• **WORK TO DO**
Do not copy the pictures; transcribe all other material exactly.

__________

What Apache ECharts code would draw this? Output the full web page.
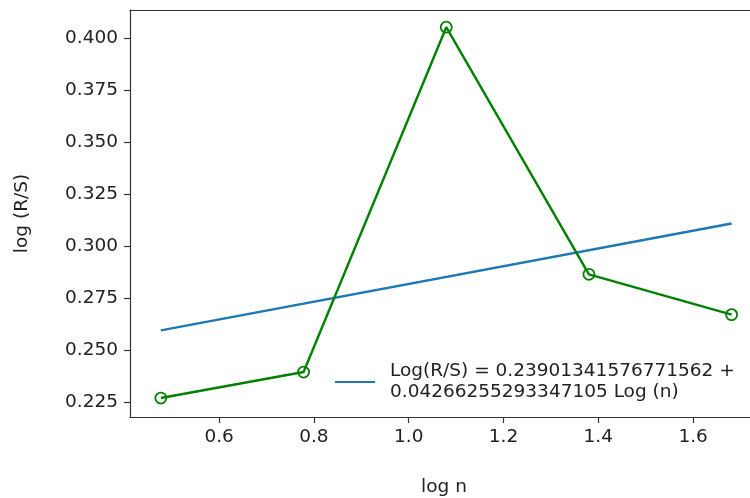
<!DOCTYPE html>
<html>
    <head>
        <meta charset="utf-8">
        <script src="https://cdn.jsdelivr.net/npm/echarts@6.0.0/dist/echarts.min.js"></script>
    </head>
    <body style="margin: 0; background: #fff;">
        <div id="main" style="width: 750px; height: 498px;"></div>
        <script>
            // log n and log(R/S)
            var logN = [0.4771, 0.7782, 1.0792, 1.3802, 1.6812];
            var logRS = [0.2269, 0.2394, 0.4052, 0.2864, 0.2670];
            // fitted line, its two ends
            var fitX = [0.4771, 1.6812];
            var fitY = [0.2594, 0.3108];
            var fitName = 'Log(R/S) = 0.23901341576771562 +\n0.04266255293347105 Log (n)';
            var xTicks = [0.6, 0.8, 1.0, 1.2, 1.4, 1.6];
            var yTicks = [0.225, 0.250, 0.275, 0.300, 0.325, 0.350, 0.375, 0.400];

            var chartDom = document.getElementById('main');
            var myChart = echarts.init(chartDom);
            var font = 'DejaVu Sans';
            var fs = 18.5;

            var pts = logN.map(function (x, i) { return [x, logRS[i]]; });
            var fit = fitX.map(function (x, i) { return [x, fitY[i]]; });

            var option = {
                animation: false,
                backgroundColor: '#fff',
                textStyle: { fontFamily: font },
                // the plot runs past the right edge, as in the picture
                grid: { left: 130, right: -8, top: 10, bottom: 81, outerBoundsMode: 'none' },
                legend: {
                    left: 330,
                    top: 356,
                    icon: 'rect',
                    itemWidth: 40,
                    itemHeight: 2,
                    data: [fitName],
                    textStyle: {
                        fontFamily: font,
                        fontSize: fs,
                        lineHeight: 21,
                        color: '#222',
                        padding: [0, 0, 0, 10]
                    }
                },
                xAxis: [{
                    type: 'value',
                    min: 0.412,
                    max: 1.7369,
                    name: 'log n',
                    nameLocation: 'middle',
                    nameGap: 61,
                    nameTextStyle: { fontFamily: font, fontSize: fs, color: '#222' },
                    splitLine: { show: false },
                    axisLine: { lineStyle: { color: '#333', width: 1.2 } },
                    axisTick: { inside: false, length: 6, lineStyle: { color: '#333', width: 1.2 }, customValues: xTicks },
                    axisLabel: {
                        margin: 11,
                        fontFamily: font,
                        fontSize: fs,
                        color: '#222',
                        customValues: xTicks,
                        formatter: function (v) { return v.toFixed(1); }
                    }
                }, {
                    type: 'value',
                    position: 'top',
                    min: 0.412,
                    max: 1.7369,
                    splitLine: { show: false },
                    axisLine: { show: true, lineStyle: { color: '#333', width: 1.2 } },
                    axisTick: { show: false },
                    axisLabel: { show: false }
                }],
                yAxis: {
                    type: 'value',
                    min: 0.21778,
                    max: 0.41347,
                    name: 'log (R/S)',
                    nameLocation: 'middle',
                    nameGap: 98,
                    nameTextStyle: { fontFamily: font, fontSize: fs, color: '#222' },
                    splitLine: { show: false },
                    axisLine: { show: true, lineStyle: { color: '#333', width: 1.2 } },
                    axisTick: { show: true, inside: false, length: 6, lineStyle: { color: '#333', width: 1.2 }, customValues: yTicks },
                    axisLabel: {
                        margin: 12,
                        fontFamily: font,
                        fontSize: fs,
                        color: '#222',
                        customValues: yTicks,
                        formatter: function (v) { return v.toFixed(3); }
                    }
                },
                series: [{
                    name: fitName,
                    type: 'line',
                    data: fit,
                    symbol: 'none',
                    lineStyle: { color: '#1f77b4', width: 2.4 },
                    itemStyle: { color: '#1f77b4' }
                }, {
                    name: 'data',
                    type: 'line',
                    data: pts,
                    symbol: 'circle',
                    symbolSize: 11,
                    showAllSymbol: true,
                    lineStyle: { color: '#008000', width: 2.4 },
                    itemStyle: { color: 'rgba(0,0,0,0)', borderColor: '#008000', borderWidth: 1.8 },
                    z: 3
                }]
            };

            option && myChart.setOption(option);
        </script>
    </body>
</html>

__________

• **SOLUTION TO THIS PROBLEM**
What Apache ECharts code would draw this? Output the full web page.
<!DOCTYPE html>
<html>
    <head>
        <meta charset="utf-8">
        <script src="https://cdn.jsdelivr.net/npm/echarts@6.0.0/dist/echarts.min.js"></script>
    </head>
    <body style="margin: 0; background: #fff;">
        <div id="main" style="width: 750px; height: 498px;"></div>
        <script>
            // log n and log(R/S)
            var logN = [0.4771, 0.7782, 1.0792, 1.3802, 1.6812];
            var logRS = [0.2269, 0.2394, 0.4052, 0.2864, 0.2670];
            // fitted line, its two ends
            var fitX = [0.4771, 1.6812];
            var fitY = [0.2594, 0.3108];
            var fitName = 'Log(R/S) = 0.23901341576771562 +\n0.04266255293347105 Log (n)';
            var xTicks = [0.6, 0.8, 1.0, 1.2, 1.4, 1.6];
            var yTicks = [0.225, 0.250, 0.275, 0.300, 0.325, 0.350, 0.375, 0.400];

            var chartDom = document.getElementById('main');
            var myChart = echarts.init(chartDom);
            var font = 'DejaVu Sans';
            var fs = 18.5;

            var pts = logN.map(function (x, i) { return [x, logRS[i]]; });
            var fit = fitX.map(function (x, i) { return [x, fitY[i]]; });

            var option = {
                animation: false,
                backgroundColor: '#fff',
                textStyle: { fontFamily: font },
                // the plot runs past the right edge, as in the picture
                grid: { left: 130, right: -8, top: 10, bottom: 81, outerBoundsMode: 'none' },
                legend: {
                    left: 330,
                    top: 356,
                    icon: 'rect',
                    itemWidth: 40,
                    itemHeight: 2,
                    data: [fitName],
                    textStyle: {
                        fontFamily: font,
                        fontSize: fs,
                        lineHeight: 21,
                        color: '#222',
                        padding: [0, 0, 0, 10]
                    }
                },
                xAxis: [{
                    type: 'value',
                    min: 0.412,
                    max: 1.7369,
                    name: 'log n',
                    nameLocation: 'middle',
                    nameGap: 61,
                    nameTextStyle: { fontFamily: font, fontSize: fs, color: '#222' },
                    splitLine: { show: false },
                    axisLine: { lineStyle: { color: '#333', width: 1.2 } },
                    axisTick: { inside: false, length: 6, lineStyle: { color: '#333', width: 1.2 }, customValues: xTicks },
                    axisLabel: {
                        margin: 11,
                        fontFamily: font,
                        fontSize: fs,
                        color: '#222',
                        customValues: xTicks,
                        formatter: function (v) { return v.toFixed(1); }
                    }
                }, {
                    type: 'value',
                    position: 'top',
                    min: 0.412,
                    max: 1.7369,
                    splitLine: { show: false },
                    axisLine: { show: true, lineStyle: { color: '#333', width: 1.2 } },
                    axisTick: { show: false },
                    axisLabel: { show: false }
                }],
                yAxis: {
                    type: 'value',
                    min: 0.21778,
                    max: 0.41347,
                    name: 'log (R/S)',
                    nameLocation: 'middle',
                    nameGap: 98,
                    nameTextStyle: { fontFamily: font, fontSize: fs, color: '#222' },
                    splitLine: { show: false },
                    axisLine: { show: true, lineStyle: { color: '#333', width: 1.2 } },
                    axisTick: { show: true, inside: false, length: 6, lineStyle: { color: '#333', width: 1.2 }, customValues: yTicks },
                    axisLabel: {
                        margin: 12,
                        fontFamily: font,
                        fontSize: fs,
                        color: '#222',
                        customValues: yTicks,
                        formatter: function (v) { return v.toFixed(3); }
                    }
                },
                series: [{
                    name: fitName,
                    type: 'line',
                    data: fit,
                    symbol: 'none',
                    lineStyle: { color: '#1f77b4', width: 2.4 },
                    itemStyle: { color: '#1f77b4' }
                }, {
                    name: 'data',
                    type: 'line',
                    data: pts,
                    symbol: 'circle',
                    symbolSize: 11,
                    showAllSymbol: true,
                    lineStyle: { color: '#008000', width: 2.4 },
                    itemStyle: { color: 'rgba(0,0,0,0)', borderColor: '#008000', borderWidth: 1.8 },
                    z: 3
                }]
            };

            option && myChart.setOption(option);
        </script>
    </body>
</html>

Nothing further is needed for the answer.